# Figure scripts

● ● ● ● ● ● ●

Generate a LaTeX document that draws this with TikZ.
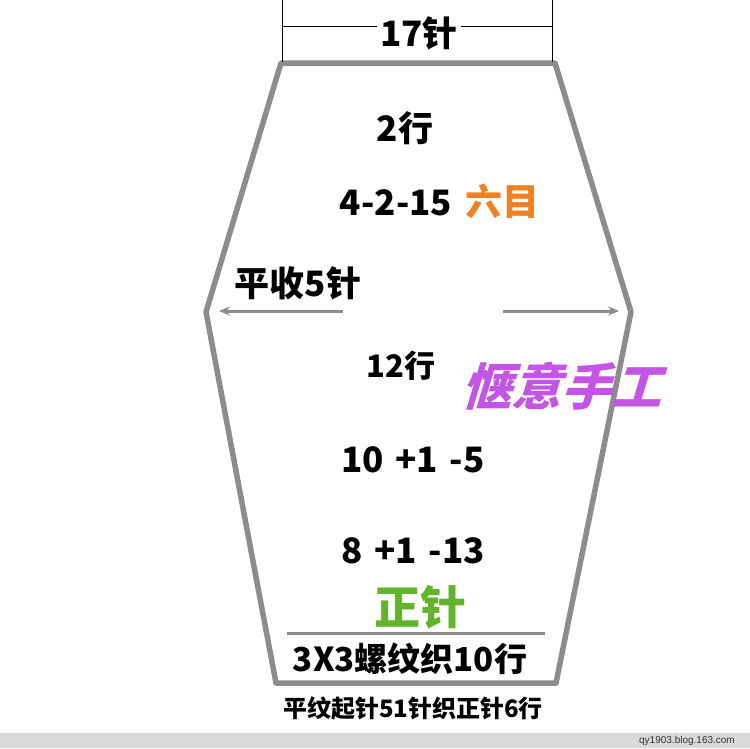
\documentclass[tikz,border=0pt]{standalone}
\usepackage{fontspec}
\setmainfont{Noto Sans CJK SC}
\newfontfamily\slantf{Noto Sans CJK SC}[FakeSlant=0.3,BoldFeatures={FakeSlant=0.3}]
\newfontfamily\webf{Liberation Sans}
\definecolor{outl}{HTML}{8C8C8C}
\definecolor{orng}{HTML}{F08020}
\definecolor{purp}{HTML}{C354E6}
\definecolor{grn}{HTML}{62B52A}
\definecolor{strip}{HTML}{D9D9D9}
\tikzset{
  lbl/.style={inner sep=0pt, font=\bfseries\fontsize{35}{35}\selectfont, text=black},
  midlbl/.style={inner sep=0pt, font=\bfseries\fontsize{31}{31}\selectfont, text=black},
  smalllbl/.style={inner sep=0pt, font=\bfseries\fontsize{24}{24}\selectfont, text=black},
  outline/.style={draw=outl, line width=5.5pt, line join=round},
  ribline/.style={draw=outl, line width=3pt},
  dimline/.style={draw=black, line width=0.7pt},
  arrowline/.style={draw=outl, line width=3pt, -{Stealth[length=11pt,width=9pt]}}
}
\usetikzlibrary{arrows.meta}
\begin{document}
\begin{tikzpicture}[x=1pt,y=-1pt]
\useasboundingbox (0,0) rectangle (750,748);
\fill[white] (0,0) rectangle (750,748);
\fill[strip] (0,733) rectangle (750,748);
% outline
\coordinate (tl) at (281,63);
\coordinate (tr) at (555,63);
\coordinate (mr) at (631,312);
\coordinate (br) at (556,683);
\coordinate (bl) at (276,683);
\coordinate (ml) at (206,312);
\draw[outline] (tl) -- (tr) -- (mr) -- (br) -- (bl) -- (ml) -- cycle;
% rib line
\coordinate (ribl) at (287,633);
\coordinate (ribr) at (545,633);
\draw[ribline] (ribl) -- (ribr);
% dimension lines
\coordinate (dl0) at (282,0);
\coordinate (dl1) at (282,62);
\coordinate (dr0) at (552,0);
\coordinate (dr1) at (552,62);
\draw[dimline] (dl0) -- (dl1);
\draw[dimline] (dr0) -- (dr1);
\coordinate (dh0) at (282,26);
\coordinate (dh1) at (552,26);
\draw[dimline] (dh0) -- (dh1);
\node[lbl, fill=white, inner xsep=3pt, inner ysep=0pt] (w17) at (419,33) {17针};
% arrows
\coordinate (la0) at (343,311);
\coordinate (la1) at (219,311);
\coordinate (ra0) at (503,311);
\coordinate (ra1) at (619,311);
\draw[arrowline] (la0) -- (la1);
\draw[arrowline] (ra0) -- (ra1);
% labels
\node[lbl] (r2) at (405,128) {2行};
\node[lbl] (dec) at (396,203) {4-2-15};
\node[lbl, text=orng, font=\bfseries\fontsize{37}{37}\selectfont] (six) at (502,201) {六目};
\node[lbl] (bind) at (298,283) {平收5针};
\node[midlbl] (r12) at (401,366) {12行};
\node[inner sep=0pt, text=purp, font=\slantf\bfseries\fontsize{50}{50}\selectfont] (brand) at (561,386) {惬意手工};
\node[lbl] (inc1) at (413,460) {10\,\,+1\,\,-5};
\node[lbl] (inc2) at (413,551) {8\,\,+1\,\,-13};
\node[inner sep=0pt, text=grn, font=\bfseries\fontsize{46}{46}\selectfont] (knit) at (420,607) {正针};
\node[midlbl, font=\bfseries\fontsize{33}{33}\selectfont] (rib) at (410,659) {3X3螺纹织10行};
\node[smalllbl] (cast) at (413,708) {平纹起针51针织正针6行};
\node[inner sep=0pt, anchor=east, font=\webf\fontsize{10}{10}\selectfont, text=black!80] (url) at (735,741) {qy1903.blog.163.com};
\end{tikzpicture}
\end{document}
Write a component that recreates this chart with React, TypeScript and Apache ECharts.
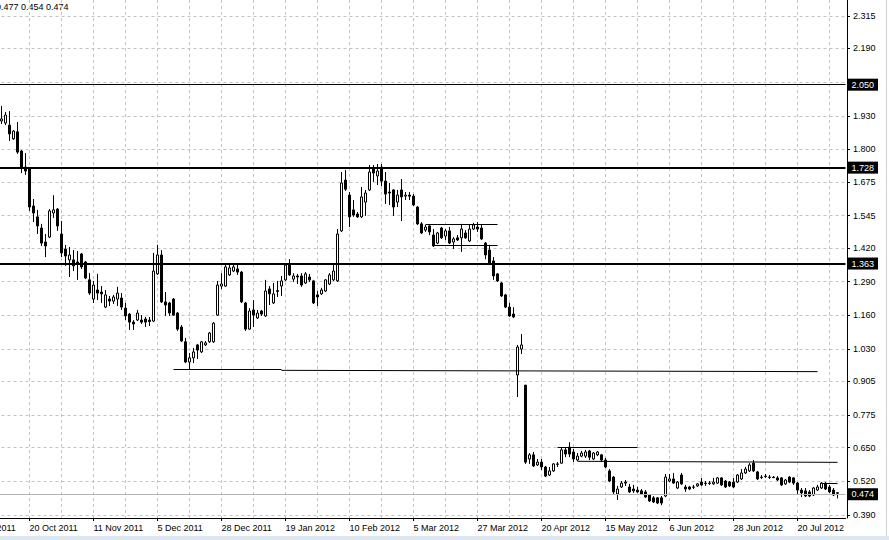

● ● ● ● ● ● ●

Only the number is wanted: how many lines of the material contain the word "that"?

2